Indignado, um integrante militar admitiu em caráter reservado à ISTOÉ
que, se não estivesse pensando no País, “pois somos o ponto de moderação
disso tudo”, ele “já teria largado essa confusão e ido embora”. ISTOÉ
apurou que o general Augusto Heleno, ministro do Gabinete de Segurança
Institucional (GSI), foi outro que cogitou desertar caso os petardos não
cessassem. A ira dos militares contra Olavo ficou explícita também em
dois instantes distintos. O Clube Militar, entidade representativa das
Forças Armadas, promoveu um ato de desagravo aos generais, afirmando que
eles foram atingidos pela “incontinência verbal que, impune, prospera
inexplicavelmente em distintas esferas de poder”. Se isso não fosse
suficiente, o ex-comandante geral do Exército, general Eduardo Villas
Bôas, também saiu em sua defesa. Nas redes sociais, Villas Bôas afirmou:
“Mais uma vez o sr. Olavo de Carvalho, a partir de seu vazio
existencial, derrama seus ataques aos militares e às Forças Armadas,
demonstrando total falta de princípios básicos de educação. Verdadeiro
Trotski de direita”. Foi nesse momento que Olavo o classificou “de um
doente preso a uma cadeira de rodas”. Não havia como se rebaixar ainda
mais na escala da degradação moral.
ALTO COMANDO As Forças Armadas querem que Bolsonaro feche a boca do ideólogo-guru e filhos (Crédito:Twitter Gen. Villas Boas)
Em meio à nova crise
desnecessária, entre inúmeras em menos de seis meses de governo,
restaria saber de que lado da trincheira estaria o presidente da
República. A decisão jamais deveria representar uma escolha de Sofia
para Bolsonaro. Afinal, de um lado está quem hoje faz a diferença no
governo — os militares. Do outro, a vanguarda do atraso. É Olavo quem
está por trás da maioria das políticas equivocadas, para não dizer
destrambelhadas, da atual gestão. Como, por exemplo, a doutrina da
alienação do MEC — baseada em cortes injustificáveis de recursos de
universidades, no sufocamento do livre pensar e nos ataques às ciências
humanas —, e a própria deletéria agenda internacional, levada a cabo
pelo chanceler Ernesto Araújo, ancorada no fantasma do marxismo
cultural, tese mais do que presente nas aulas online de Olavo. Para não
falar também dos insultos cotidianos à diversidade, sustentados por uma
ideologia carola que remonta há quase dois séculos.
Infelizmente, porém, o
presidente parece ter pego o bonde errado da história. Por mais que
tente escamotear, não é difícil descobrir por quem o coração de Jair
Bolsonaro bate mais forte e acelerado. As recentes atitudes do
presidente consagram o olavismo como o cânone principal do governo. Por
exemplo, o mandatário não moveu uma palha para defender seus auxiliares
tratados piores do que esterco humano pelo filósofo. Ao contrário, em
almoço com militares, quando muitos esperavam algum sinal de
admoestação, Bolsonaro sugeriu que todos permanecessem em obsequioso
silêncio. “Olavo é dono do seu nariz”, limitou-se a dizer.
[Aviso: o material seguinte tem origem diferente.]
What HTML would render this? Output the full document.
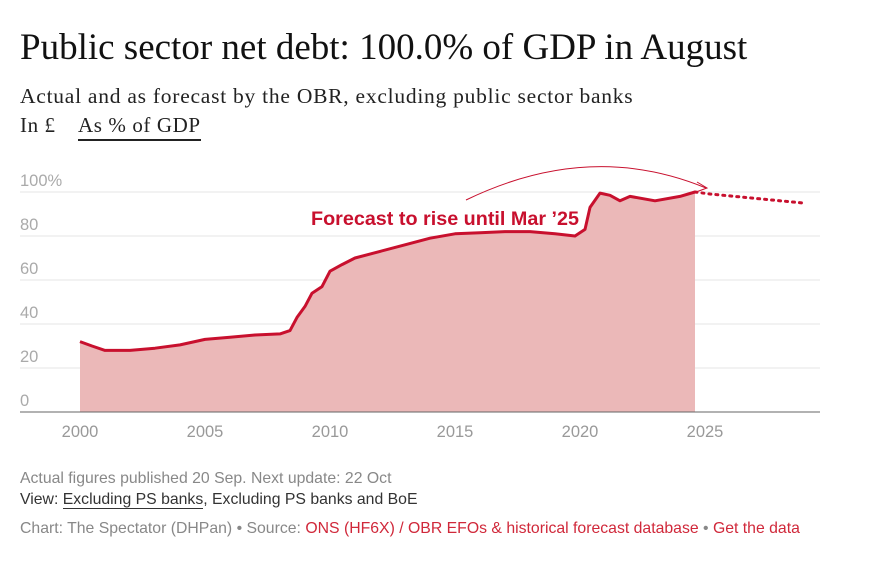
<!DOCTYPE html>
<html><head><meta charset="utf-8"><style>
body{margin:0;background:#fff;width:876px;height:562px;overflow:hidden;font-family:"Liberation Sans",sans-serif}
.t{position:absolute;left:20px;top:26px;font-family:"Liberation Serif",serif;font-size:37px;color:#111;white-space:nowrap}
.s{position:absolute;left:20px;top:84px;font-family:"Liberation Serif",serif;font-size:21.5px;color:#222;white-space:nowrap;letter-spacing:0.75px}
.tab{position:absolute;top:113px;font-family:"Liberation Serif",serif;font-size:21px;color:#222;white-space:nowrap;letter-spacing:0.6px}
.f{position:absolute;left:20px;font-size:15.8px;color:#888;white-space:nowrap}
.r{color:#d0283a}
</style></head><body>
<div class="t">Public sector net debt: 100.0% of GDP in August</div>
<div class="s">Actual and as forecast by the OBR, excluding public sector banks</div>
<div class="tab" style="left:20px">In £</div>
<div class="tab" style="left:78px;border-bottom:2px solid #222;padding-bottom:1px">As % of GDP</div>
<svg width="876" height="562" style="position:absolute;left:0;top:0">
<g stroke="#e4e4e4" stroke-width="1">
<line x1="20" x2="820" y1="192" y2="192"/><line x1="20" x2="820" y1="236" y2="236"/>
<line x1="20" x2="820" y1="280" y2="280"/><line x1="20" x2="820" y1="324" y2="324"/>
<line x1="20" x2="820" y1="368" y2="368"/></g>
<g font-size="16.5" fill="#aaa" font-family="Liberation Sans,sans-serif">
<text x="20" y="186">100%</text><text x="20" y="230">80</text><text x="20" y="274">60</text>
<text x="20" y="318">40</text><text x="20" y="362">20</text><text x="20" y="406">0</text></g>
<g font-size="16.5" fill="#999" text-anchor="middle" font-family="Liberation Sans,sans-serif">
<text x="80" y="437">2000</text><text x="205" y="437">2005</text><text x="330" y="437">2010</text>
<text x="455" y="437">2015</text><text x="580" y="437">2020</text><text x="705" y="437">2025</text></g>
<polygon fill="#ebb8b8" points="80,341.6 92,346 105,350.4 130,350.4 155,348.2 180,344.9 205,339.4 230,337.2 255,335 280,333.9 290,330.6 297,317.4 305,306.4 312,293.2 322,286.6 330,271.2 342,264.6 355,258 380,251.4 405,244.8 430,238.2 455,233.8 480,232.7 505,231.6 530,231.6 555,233.8 575,236 585,229.4 590,207.4 600,193.1 610,195.3 620,200.8 630,196.4 655,200.8 680,196.4 695,192 695,412 80,412"/>
<polyline fill="none" stroke="#c8102e" stroke-width="3" stroke-linejoin="round" points="80,341.6 92,346 105,350.4 130,350.4 155,348.2 180,344.9 205,339.4 230,337.2 255,335 280,333.9 290,330.6 297,317.4 305,306.4 312,293.2 322,286.6 330,271.2 342,264.6 355,258 380,251.4 405,244.8 430,238.2 455,233.8 480,232.7 505,231.6 530,231.6 555,233.8 575,236 585,229.4 590,207.4 600,193.1 610,195.3 620,200.8 630,196.4 655,200.8 680,196.4 695,192"/>
<polyline fill="none" stroke="#c8102e" stroke-width="3" stroke-dasharray="2,5" stroke-linecap="round" points="695,192 710,194 803,203"/>
<line x1="20" x2="820" y1="412" y2="412" stroke="#666" stroke-width="1"/>
<path d="M466,200 Q590,140 706,188" fill="none" stroke="#c8102e" stroke-width="1"/>
<path d="M697,182 L707,188 L696,192" fill="none" stroke="#c8102e" stroke-width="1"/>
<text x="311" y="225" font-size="19.5" font-weight="bold" fill="#c8102e" stroke="#fff" stroke-width="4" paint-order="stroke" font-family="Liberation Sans,sans-serif" textLength="268" lengthAdjust="spacingAndGlyphs">Forecast to rise until Mar ’25</text>
</svg>
<div class="f" style="top:470px">Actual figures published 20 Sep. Next update: 22 Oct</div>
<div class="f" style="top:491px;color:#333">View: <span style="border-bottom:1px solid #333">Excluding PS banks</span>, Excluding PS banks and BoE</div>
<div class="f" style="top:520px">Chart: The Spectator (DHPan) • Source: <span class="r">ONS (HF6X) / OBR EFOs &amp; historical forecast database</span> • <span class="r">Get the data</span></div>
</body></html>
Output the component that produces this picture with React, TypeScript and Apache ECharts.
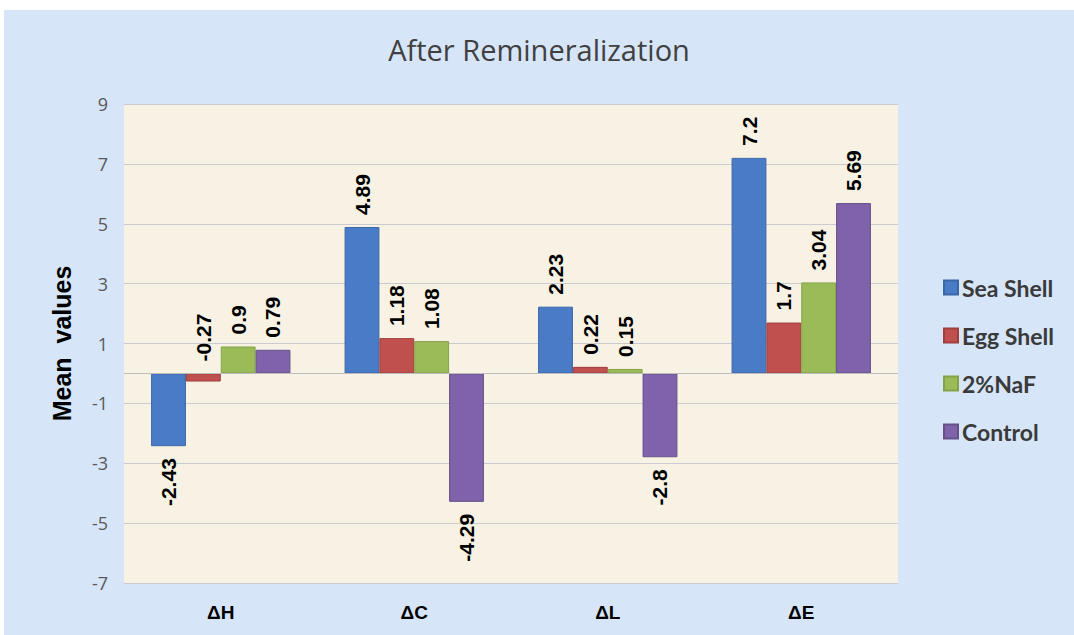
import React, { useEffect, useRef } from "react";
import * as echarts from "echarts";

const categories = ["ΔH", "ΔC", "ΔL", "ΔE"];
const seriesNames = ["Sea Shell", "Egg Shell", "2%NaF", "Control"];
const seaShell = [-2.43, 4.89, 2.23, 7.2];
const eggShell = [-0.27, 1.18, 0.22, 1.7];
const naf = [0.9, 1.08, 0.15, 3.04];
const control = [0.79, -4.29, -2.8, 5.69];
const yMin = -7;
const yMax = 9;
const yInterval = 2;

const colors = ["#4a7bc7", "#c0504d", "#9bbb59", "#7f62a9"];
const borders = ["#3b66a8", "#a03f3c", "#84a348", "#66508a"];

export default function App() {
  const ref = useRef<HTMLDivElement>(null);
  useEffect(() => {
    if (!ref.current) return;
    const chart = echarts.init(ref.current, null, { renderer: "svg" });
    const all = [seaShell, eggShell, naf, control];
    const series = all.map((vals, i) => ({
      type: "bar",
      name: seriesNames[i],
      barGap: "0%",
      barCategoryGap: "28%",
      itemStyle: { color: colors[i], borderColor: borders[i], borderWidth: 1 },
      data: vals.map((v) => ({
        value: v,
        label: {
          position: v < -1 ? "bottom" : "top",
          align: v < -1 ? "right" : "left",
        },
      })),
      label: {
        show: true,
        rotate: 90,
        verticalAlign: "middle",
        distance: 12,
        formatter: "{c}",
        color: "#000",
        fontFamily: "Liberation Sans",
        fontWeight: "bold",
        fontSize: 21,
      },
      markLine:
        i === 0
          ? {
              silent: true,
              symbol: "none",
              label: { show: false },
              lineStyle: { color: "#bdbdbd", type: "solid", width: 1 },
              data: [{ yAxis: 0 }],
            }
          : undefined,
    }));
    chart.setOption({
      animation: false,
      backgroundColor: "#d6e5f7",
      color: colors,
      title: {
        text: "After Remineralization",
        left: "center",
        top: 20,
        textStyle: {
          fontFamily: "Open Sans",
          fontWeight: "normal",
          fontSize: 29,
          color: "#404040",
        },
      },
      legend: {
        orient: "vertical",
        left: 934,
        top: 261,
        itemWidth: 14,
        itemHeight: 14,
        itemGap: 25,
        icon: "rect",
        data: seriesNames,
        textStyle: {
          fontFamily: "Lato",
          fontWeight: "bold",
          fontSize: 23,
          lineHeight: 22,
          color: "#3a3a3a",
          padding: [0, 0, 0, -1],
        },
      },
      grid: {
        left: 120,
        top: 94,
        width: 774,
        height: 479,
        show: true,
        backgroundColor: "#f7f2e3",
        borderWidth: 0,
      },
      xAxis: {
        type: "category",
        data: categories,
        axisLine: { show: false, onZero: false },
        axisTick: { show: false },
        axisLabel: {
          margin: 20,
          fontFamily: "Liberation Sans",
          fontWeight: "bold",
          fontSize: 19,
          color: "#000",
        },
      },
      yAxis: {
        type: "value",
        min: yMin,
        max: yMax,
        interval: yInterval,
        name: "Mean  values",
        nameLocation: "middle",
        nameGap: 50,
        nameTextStyle: {
          fontFamily: "Liberation Sans",
          fontWeight: "bold",
          fontSize: 25,
          color: "#000",
        },
        axisLine: { show: false },
        axisTick: { show: false },
        axisLabel: {
          margin: 16,
          fontFamily: "Open Sans",
          fontSize: 18,
          color: "#595959",
        },
        splitLine: { lineStyle: { color: "#cbcbcf", width: 1 } },
      },
      series,
    });
    return () => chart.dispose();
  }, []);
  return (
    <div style={{ position: "fixed", left: 0, top: 0, width: 1074, height: 635, background: "#ffffff" }}>
      <div ref={ref} style={{ position: "absolute", left: 4, top: 10, width: 1070, height: 625 }} />
    </div>
  );
}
O imbecil da Virginia, autoproclamado filósofo e astrólogo Olavo de Carvalho
As razões do
alinhamento quase que automático, pelo jeito, decorrem da gratidão do
presidente pelo que considera uma primordial contribuição de Olavo na
campanha eleitoral de 2018. Em mensagem postada no twitter na
terça-feira 7, Bolsonaro atribuiu ao escritor o “trabalho contra a
ideologia insana” dos governos anteriores. “Olavo tornou-se um ícone.
Sua obra em muito contribuiu para que eu chegasse ao governo, sem o qual
o PT teria retornado ao poder”. Assim, sem cargo ou estrelas no peito, o
imbecil da Virgínia reina quase que soberano sobre todos os escalões do
poder – e atrapalha o País. Até quando?